* [Entries]

>>>

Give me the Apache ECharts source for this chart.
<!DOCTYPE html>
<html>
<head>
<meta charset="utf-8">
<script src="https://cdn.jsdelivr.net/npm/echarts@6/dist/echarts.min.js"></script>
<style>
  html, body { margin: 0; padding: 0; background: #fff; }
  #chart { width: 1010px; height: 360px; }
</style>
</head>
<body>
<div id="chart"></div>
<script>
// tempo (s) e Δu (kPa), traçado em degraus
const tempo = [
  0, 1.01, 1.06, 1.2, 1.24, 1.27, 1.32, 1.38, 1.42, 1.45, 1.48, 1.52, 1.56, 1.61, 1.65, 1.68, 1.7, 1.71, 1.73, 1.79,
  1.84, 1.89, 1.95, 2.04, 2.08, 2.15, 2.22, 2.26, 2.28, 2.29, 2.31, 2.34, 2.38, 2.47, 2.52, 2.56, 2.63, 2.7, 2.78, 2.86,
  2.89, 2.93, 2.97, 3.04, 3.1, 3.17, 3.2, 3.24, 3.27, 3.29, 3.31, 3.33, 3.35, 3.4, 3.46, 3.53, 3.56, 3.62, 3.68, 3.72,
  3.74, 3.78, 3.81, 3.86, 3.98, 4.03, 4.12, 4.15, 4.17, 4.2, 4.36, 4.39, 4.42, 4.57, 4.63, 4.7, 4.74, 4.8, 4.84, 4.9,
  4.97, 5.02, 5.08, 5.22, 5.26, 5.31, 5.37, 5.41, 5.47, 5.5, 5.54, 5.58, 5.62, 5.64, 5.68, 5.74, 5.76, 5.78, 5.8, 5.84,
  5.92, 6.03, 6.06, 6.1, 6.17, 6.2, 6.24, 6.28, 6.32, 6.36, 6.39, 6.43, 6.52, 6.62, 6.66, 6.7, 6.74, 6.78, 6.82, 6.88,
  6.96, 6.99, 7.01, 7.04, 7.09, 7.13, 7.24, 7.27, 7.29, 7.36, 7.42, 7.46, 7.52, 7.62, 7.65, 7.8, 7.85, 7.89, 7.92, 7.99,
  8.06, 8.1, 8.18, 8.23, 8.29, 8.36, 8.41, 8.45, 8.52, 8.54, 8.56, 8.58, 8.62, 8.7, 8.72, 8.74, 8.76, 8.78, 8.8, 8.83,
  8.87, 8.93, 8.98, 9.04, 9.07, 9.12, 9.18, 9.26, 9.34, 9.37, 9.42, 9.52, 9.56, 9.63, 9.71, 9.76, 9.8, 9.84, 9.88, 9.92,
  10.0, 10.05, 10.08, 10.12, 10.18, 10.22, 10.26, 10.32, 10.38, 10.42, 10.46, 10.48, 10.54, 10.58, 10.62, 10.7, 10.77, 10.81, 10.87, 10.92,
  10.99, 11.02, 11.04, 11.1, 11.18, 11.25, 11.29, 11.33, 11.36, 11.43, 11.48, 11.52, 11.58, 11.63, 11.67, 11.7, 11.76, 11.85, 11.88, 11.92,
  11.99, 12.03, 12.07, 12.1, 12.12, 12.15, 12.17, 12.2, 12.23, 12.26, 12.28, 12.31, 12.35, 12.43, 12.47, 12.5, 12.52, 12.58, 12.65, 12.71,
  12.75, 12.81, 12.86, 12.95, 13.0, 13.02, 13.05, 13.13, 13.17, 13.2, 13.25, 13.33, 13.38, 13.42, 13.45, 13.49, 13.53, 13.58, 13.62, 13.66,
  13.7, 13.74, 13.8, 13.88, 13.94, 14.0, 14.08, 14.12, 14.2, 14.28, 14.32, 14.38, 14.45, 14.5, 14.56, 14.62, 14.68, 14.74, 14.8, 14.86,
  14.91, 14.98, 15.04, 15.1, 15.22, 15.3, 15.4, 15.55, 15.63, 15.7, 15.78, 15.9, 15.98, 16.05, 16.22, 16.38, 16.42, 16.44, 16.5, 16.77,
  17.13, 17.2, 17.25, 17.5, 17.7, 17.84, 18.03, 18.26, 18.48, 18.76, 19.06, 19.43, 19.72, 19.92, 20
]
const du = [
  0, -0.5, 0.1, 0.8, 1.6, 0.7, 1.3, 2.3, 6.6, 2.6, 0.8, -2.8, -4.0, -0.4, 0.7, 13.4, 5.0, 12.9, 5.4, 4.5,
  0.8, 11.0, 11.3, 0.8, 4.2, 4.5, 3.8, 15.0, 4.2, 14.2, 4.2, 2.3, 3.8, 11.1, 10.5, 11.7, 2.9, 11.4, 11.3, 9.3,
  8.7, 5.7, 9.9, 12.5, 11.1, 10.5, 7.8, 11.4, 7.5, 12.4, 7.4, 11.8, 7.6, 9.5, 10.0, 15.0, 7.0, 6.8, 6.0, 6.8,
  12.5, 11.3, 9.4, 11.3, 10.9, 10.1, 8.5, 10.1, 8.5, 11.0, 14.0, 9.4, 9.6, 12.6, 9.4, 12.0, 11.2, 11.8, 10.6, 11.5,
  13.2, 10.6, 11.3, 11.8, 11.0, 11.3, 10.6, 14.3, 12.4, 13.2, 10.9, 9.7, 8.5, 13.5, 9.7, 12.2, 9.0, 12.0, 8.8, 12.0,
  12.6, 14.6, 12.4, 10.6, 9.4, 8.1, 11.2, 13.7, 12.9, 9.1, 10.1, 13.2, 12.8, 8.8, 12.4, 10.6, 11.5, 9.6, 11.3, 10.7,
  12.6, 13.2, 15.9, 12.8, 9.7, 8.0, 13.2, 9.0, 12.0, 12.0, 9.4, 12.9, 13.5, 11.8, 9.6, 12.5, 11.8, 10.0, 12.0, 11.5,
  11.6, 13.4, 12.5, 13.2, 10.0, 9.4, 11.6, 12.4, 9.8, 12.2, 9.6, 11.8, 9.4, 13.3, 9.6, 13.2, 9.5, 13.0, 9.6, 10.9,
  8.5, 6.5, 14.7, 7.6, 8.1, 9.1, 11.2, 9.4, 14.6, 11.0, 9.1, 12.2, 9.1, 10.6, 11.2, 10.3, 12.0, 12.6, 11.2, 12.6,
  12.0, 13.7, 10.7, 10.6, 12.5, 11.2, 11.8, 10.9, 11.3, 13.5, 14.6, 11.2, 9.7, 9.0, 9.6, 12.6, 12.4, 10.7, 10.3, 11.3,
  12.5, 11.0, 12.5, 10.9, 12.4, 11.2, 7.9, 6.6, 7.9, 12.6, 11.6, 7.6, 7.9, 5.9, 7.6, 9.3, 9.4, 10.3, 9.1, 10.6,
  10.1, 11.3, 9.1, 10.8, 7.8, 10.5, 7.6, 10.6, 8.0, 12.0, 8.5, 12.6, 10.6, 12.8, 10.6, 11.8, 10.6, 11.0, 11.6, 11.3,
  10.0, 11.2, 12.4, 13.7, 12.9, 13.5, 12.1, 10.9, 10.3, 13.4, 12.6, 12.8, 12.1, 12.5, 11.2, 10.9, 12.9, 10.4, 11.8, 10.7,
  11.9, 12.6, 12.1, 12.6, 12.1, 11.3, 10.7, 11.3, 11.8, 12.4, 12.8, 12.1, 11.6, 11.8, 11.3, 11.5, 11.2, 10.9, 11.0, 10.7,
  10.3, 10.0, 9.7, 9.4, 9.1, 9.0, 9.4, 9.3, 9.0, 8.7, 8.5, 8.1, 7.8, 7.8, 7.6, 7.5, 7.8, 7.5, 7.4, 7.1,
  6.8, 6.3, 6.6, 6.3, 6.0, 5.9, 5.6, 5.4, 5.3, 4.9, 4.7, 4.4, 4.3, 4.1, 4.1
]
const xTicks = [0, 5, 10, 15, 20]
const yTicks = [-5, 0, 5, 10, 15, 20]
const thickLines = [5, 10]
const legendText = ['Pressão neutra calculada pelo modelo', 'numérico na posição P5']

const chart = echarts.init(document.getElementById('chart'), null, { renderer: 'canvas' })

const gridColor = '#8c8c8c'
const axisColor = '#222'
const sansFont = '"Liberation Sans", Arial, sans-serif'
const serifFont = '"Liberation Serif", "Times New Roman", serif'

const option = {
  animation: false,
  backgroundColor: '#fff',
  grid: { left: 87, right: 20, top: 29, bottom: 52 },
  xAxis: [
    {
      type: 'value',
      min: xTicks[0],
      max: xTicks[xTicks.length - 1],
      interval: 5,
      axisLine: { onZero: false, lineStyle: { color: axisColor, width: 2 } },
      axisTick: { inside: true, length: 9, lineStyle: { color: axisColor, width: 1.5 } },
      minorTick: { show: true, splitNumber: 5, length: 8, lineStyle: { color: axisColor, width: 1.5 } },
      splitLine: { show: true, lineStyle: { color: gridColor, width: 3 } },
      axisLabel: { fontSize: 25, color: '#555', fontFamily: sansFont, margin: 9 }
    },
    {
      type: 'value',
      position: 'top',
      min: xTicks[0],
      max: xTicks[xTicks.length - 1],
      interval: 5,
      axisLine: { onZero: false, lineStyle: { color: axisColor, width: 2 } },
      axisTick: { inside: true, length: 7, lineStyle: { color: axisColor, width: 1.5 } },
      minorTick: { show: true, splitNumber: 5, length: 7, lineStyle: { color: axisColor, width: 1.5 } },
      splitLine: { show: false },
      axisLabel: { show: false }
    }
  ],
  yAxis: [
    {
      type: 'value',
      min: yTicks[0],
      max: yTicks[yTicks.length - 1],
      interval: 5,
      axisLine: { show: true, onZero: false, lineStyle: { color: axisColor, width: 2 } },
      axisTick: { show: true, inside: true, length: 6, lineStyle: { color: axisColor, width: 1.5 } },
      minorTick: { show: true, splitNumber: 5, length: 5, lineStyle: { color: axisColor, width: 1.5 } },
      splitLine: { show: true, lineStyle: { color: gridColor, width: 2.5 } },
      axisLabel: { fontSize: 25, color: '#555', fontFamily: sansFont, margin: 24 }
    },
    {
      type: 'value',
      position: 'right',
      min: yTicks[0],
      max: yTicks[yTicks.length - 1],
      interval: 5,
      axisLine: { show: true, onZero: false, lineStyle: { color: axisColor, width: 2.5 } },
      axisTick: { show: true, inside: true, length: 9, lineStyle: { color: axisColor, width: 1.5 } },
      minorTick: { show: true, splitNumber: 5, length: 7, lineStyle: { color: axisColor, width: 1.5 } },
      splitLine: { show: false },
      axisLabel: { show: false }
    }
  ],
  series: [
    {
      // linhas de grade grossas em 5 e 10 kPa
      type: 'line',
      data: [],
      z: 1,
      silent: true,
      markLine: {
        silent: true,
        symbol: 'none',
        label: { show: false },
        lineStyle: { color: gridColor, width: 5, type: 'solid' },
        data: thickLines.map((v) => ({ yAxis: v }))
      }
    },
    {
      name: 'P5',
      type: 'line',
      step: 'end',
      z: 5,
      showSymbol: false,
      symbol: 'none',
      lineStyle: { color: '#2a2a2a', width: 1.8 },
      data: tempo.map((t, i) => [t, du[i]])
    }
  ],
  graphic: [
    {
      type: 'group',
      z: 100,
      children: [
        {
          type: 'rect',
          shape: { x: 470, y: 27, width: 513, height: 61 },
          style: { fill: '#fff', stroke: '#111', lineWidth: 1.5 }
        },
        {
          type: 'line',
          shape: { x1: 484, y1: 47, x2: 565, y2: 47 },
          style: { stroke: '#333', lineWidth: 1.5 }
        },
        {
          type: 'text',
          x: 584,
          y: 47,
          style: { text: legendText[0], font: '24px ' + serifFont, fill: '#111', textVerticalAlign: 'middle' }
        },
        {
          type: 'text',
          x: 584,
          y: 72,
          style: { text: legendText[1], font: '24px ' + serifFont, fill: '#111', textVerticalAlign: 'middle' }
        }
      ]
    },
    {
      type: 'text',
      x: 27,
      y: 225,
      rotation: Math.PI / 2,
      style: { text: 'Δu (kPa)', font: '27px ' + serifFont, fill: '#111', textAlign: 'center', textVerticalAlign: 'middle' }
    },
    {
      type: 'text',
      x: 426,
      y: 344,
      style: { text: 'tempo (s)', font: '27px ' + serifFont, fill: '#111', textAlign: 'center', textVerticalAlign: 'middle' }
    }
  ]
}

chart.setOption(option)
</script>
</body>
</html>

<<<
>>>

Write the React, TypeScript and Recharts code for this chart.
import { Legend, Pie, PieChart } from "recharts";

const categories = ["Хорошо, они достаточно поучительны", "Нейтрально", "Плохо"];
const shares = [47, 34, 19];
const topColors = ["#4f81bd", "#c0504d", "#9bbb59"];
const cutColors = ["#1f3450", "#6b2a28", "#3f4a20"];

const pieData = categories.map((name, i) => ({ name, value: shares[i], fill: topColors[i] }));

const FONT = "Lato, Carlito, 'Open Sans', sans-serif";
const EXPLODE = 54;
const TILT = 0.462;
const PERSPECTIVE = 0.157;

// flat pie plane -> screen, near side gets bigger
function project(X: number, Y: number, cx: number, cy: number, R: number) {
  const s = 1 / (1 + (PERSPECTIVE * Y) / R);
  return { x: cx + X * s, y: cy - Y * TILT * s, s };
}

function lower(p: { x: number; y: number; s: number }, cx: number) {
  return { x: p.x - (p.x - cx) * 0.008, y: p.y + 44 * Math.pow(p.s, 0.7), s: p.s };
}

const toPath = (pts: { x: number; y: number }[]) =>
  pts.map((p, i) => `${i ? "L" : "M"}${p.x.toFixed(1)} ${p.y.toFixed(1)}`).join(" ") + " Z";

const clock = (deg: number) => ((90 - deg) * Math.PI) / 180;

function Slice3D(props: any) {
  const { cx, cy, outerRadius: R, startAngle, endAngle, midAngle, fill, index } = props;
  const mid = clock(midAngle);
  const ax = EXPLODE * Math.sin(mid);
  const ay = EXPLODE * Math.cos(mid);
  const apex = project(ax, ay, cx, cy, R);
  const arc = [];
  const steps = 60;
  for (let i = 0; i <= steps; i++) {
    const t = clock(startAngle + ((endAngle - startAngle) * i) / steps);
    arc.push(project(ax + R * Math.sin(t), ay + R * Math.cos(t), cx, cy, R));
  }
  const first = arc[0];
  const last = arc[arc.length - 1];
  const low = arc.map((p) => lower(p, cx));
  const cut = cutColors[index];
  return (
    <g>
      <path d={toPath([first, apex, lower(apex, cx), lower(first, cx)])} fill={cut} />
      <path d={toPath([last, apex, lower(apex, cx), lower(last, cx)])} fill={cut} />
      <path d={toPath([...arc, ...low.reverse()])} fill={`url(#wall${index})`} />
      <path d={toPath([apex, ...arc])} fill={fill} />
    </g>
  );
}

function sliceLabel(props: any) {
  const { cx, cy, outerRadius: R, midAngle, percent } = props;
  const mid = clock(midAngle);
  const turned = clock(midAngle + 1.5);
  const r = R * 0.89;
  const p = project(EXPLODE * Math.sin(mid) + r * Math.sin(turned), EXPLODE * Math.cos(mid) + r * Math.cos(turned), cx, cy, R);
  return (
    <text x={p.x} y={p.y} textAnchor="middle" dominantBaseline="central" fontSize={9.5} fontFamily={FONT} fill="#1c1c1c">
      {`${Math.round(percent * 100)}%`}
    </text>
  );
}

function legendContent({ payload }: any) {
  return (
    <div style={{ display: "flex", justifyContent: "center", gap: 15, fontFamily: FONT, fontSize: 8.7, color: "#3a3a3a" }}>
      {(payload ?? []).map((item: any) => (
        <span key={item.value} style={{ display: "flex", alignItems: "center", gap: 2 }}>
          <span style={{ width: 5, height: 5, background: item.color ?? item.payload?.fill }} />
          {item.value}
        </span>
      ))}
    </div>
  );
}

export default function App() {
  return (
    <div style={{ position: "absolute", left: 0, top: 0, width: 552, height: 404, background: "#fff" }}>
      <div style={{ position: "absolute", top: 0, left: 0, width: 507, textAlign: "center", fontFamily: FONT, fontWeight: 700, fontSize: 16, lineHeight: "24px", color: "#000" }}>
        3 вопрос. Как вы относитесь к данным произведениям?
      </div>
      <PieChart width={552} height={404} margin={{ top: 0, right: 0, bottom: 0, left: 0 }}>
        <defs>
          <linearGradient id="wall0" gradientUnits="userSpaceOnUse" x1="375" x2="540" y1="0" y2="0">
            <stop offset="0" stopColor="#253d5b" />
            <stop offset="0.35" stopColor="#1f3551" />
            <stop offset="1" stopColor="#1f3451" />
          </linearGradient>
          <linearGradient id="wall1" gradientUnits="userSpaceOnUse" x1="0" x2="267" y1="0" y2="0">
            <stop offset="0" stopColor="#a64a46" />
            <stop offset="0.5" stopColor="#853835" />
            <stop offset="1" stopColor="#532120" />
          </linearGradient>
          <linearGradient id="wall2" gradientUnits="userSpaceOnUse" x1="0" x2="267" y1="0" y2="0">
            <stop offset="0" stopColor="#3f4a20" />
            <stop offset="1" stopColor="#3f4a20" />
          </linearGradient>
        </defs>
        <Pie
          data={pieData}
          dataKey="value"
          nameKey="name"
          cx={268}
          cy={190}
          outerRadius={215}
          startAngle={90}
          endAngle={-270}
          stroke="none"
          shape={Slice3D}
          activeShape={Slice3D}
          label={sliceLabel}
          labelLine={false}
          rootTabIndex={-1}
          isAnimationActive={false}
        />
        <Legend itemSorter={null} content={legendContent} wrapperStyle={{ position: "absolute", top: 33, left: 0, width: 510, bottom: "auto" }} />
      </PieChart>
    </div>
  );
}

<<<

* [Task requirements] Go through the records above and copy every line with the word "this".

* [Solution]
Give me the Apache ECharts source for this chart.
Write the React, TypeScript and Recharts code for this chart.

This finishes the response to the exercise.